▶ [What to produce] Retype only what runs from the beginning of the data through the line with "import * as echarts from 'echarts';"; please omit the pictures and keep every line exact.

▶ [Given information]
----
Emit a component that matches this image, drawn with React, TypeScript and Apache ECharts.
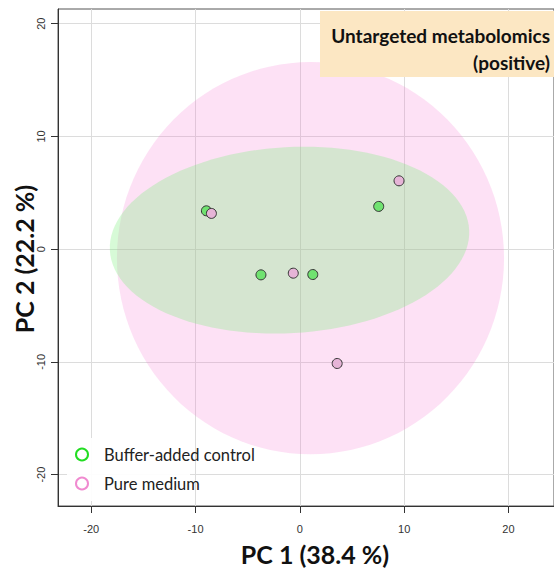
import React, { useEffect, useRef } from 'react';
import * as echarts from 'echarts';

const groups = ['Buffer-added control', 'Pure medium'];
const bufferX = [-8.96, 7.56, -3.73, 1.24];
const bufferY = [3.4, 3.79, -2.28, -2.25];
const pureX = [-8.48, 9.51, -0.63, 3.58];
const pureY = [3.17, 6.06, -2.13, -10.14];
// confidence ellipses: [centerX, centerY, radiusX, radiusY, angleDeg]
const pureEllipse = [1.02, -0.8, 18.56, 17.39, 0];
const bufferEllipse = [-0.99, 0.8, 17.25, 8.25, 2.94];
const xTicks = [-20, -10, 0, 10, 20];
const yTicks = [-20, -10, 0, 10, 20];
const xTitle = 'PC 1 (38.4 %)';
const yTitle = 'PC 2 (22.2 %)';
const titleLines = ['Untargeted metabolomics', '(positive)'];

const ellipseRender = (fill: string) => (params: any, api: any) => {
  const cx = api.value(0);
  const cy = api.value(1);
  const rx = api.value(2);
  const ry = api.value(3);
  const a = (api.value(4) * Math.PI) / 180;
  const pts: number[][] = [];
  const n = 120;
  for (let i = 0; i < n; i++) {
    const t = (i / n) * Math.PI * 2;
    const x = cx + rx * Math.cos(t) * Math.cos(a) - ry * Math.sin(t) * Math.sin(a);
    const y = cy + rx * Math.cos(t) * Math.sin(a) + ry * Math.sin(t) * Math.cos(a);
    pts.push(api.coord([x, y]));
  }
  return { type: 'polygon', shape: { points: pts }, style: { fill } };
};

export default function App() {
  const ref = useRef<HTMLDivElement>(null);
  useEffect(() => {
    if (!ref.current) return;
    const chart = echarts.init(ref.current, undefined, { renderer: 'svg' });
    const tickFont = { fontSize: 11, color: '#333', fontFamily: 'Liberation Sans, Arial, sans-serif' };
    chart.setOption({
      animation: false,
      backgroundColor: '#fff',
      grid: { left: 58, top: 9, right: -1, bottom: 63, show: true, borderColor: '#555', borderWidth: 1, backgroundColor: 'transparent' },
      xAxis: {
        type: 'value', min: -23.19, max: 24.37,
        axisLine: { show: true, onZero: false, lineStyle: { color: '#333', width: 1 } },
        axisTick: { show: true, length: 7, customValues: xTicks, lineStyle: { color: '#333' } },
        axisLabel: { customValues: xTicks, margin: 17, ...tickFont },
        splitLine: { show: true, lineStyle: { color: '#dcdcdc', width: 1 } },
      },
      yAxis: {
        type: 'value', min: -22.78, max: 21.3,
        axisLine: { show: true, onZero: false, lineStyle: { color: '#333', width: 1 } },
        axisTick: { show: true, length: 7, customValues: yTicks, lineStyle: { color: '#333' } },
        axisLabel: { customValues: yTicks, margin: 12, rotate: 90, ...tickFont },
        splitLine: { show: true, lineStyle: { color: '#dcdcdc', width: 1 } },
      },
      legend: {
        orient: 'vertical', left: 75, top: 446, padding: 0,
        itemWidth: 12, itemHeight: 12, itemGap: 12,
        textStyle: { fontSize: 16.5, color: '#222', fontFamily: 'Lato, sans-serif', lineHeight: 17, padding: [0, 0, 0, 11] },
        data: [
          { name: groups[0], icon: 'circle', itemStyle: { color: 'transparent', borderColor: '#22dd22', borderWidth: 2 } },
          { name: groups[1], icon: 'circle', itemStyle: { color: 'transparent', borderColor: '#f08ad0', borderWidth: 2 } },
        ],
      },
      graphic: [
        { type: 'rect', z: 1, shape: { x: 67, y: 438, width: 123, height: 63 }, style: { fill: 'rgba(255,255,255,0.92)' } },
        { type: 'rect', z: 10, shape: { x: 320, y: 11, width: 240, height: 66 }, style: { fill: '#fce7c3' } },
        { type: 'text', z: 11, x: 550, y: 35, style: { text: titleLines[0], textAlign: 'right', textVerticalAlign: 'middle', fontSize: 19, fontWeight: 'bold', fontFamily: 'Lato, sans-serif', fill: '#111' } },
        { type: 'text', z: 11, x: 550, y: 62, style: { text: titleLines[1], textAlign: 'right', textVerticalAlign: 'middle', fontSize: 19, fontWeight: 'bold', fontFamily: 'Lato, sans-serif', fill: '#111' } },
        { type: 'text', z: 11, x: 315, y: 554, style: { text: xTitle, textAlign: 'center', textVerticalAlign: 'middle', fontSize: 25, fontWeight: 'bold', fontFamily: 'Lato, sans-serif', fill: '#111' } },
        { type: 'text', z: 11, x: 24, y: 259, rotation: Math.PI / 2, style: { text: yTitle, textAlign: 'center', textVerticalAlign: 'middle', fontSize: 25, fontWeight: 'bold', fontFamily: 'Lato, sans-serif', fill: '#111' } },
      ],
      series: [
        { type: 'custom', name: 'pure-ellipse', renderItem: ellipseRender('rgba(248,120,210,0.22)'), data: [pureEllipse], encode: { x: 0, y: 1 }, silent: true, z: 1 },
        { type: 'custom', name: 'buffer-ellipse', renderItem: ellipseRender('rgba(122,238,122,0.3)'), data: [bufferEllipse], encode: { x: 0, y: 1 }, silent: true, z: 1 },
        {
          type: 'scatter', name: groups[0], symbolSize: 10, z: 3,
          itemStyle: { color: '#70e270', borderColor: '#333', borderWidth: 1, opacity: 1 },
          data: bufferX.map((x, i) => [x, bufferY[i]]),
        },
        {
          type: 'scatter', name: groups[1], symbolSize: 10, z: 3,
          itemStyle: { color: '#e6b4d7', borderColor: '#333', borderWidth: 1, opacity: 1 },
          data: pureX.map((x, i) => [x, pureY[i]]),
        },
      ],
    });
    return () => chart.dispose();
  }, []);
  return <div ref={ref} style={{ position: 'fixed', left: 0, top: 0, width: 554, height: 569 }} />;
}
----
▶ [Solution to this task]
Emit a component that matches this image, drawn with React, TypeScript and Apache ECharts.
import React, { useEffect, useRef } from 'react';
import * as echarts from 'echarts';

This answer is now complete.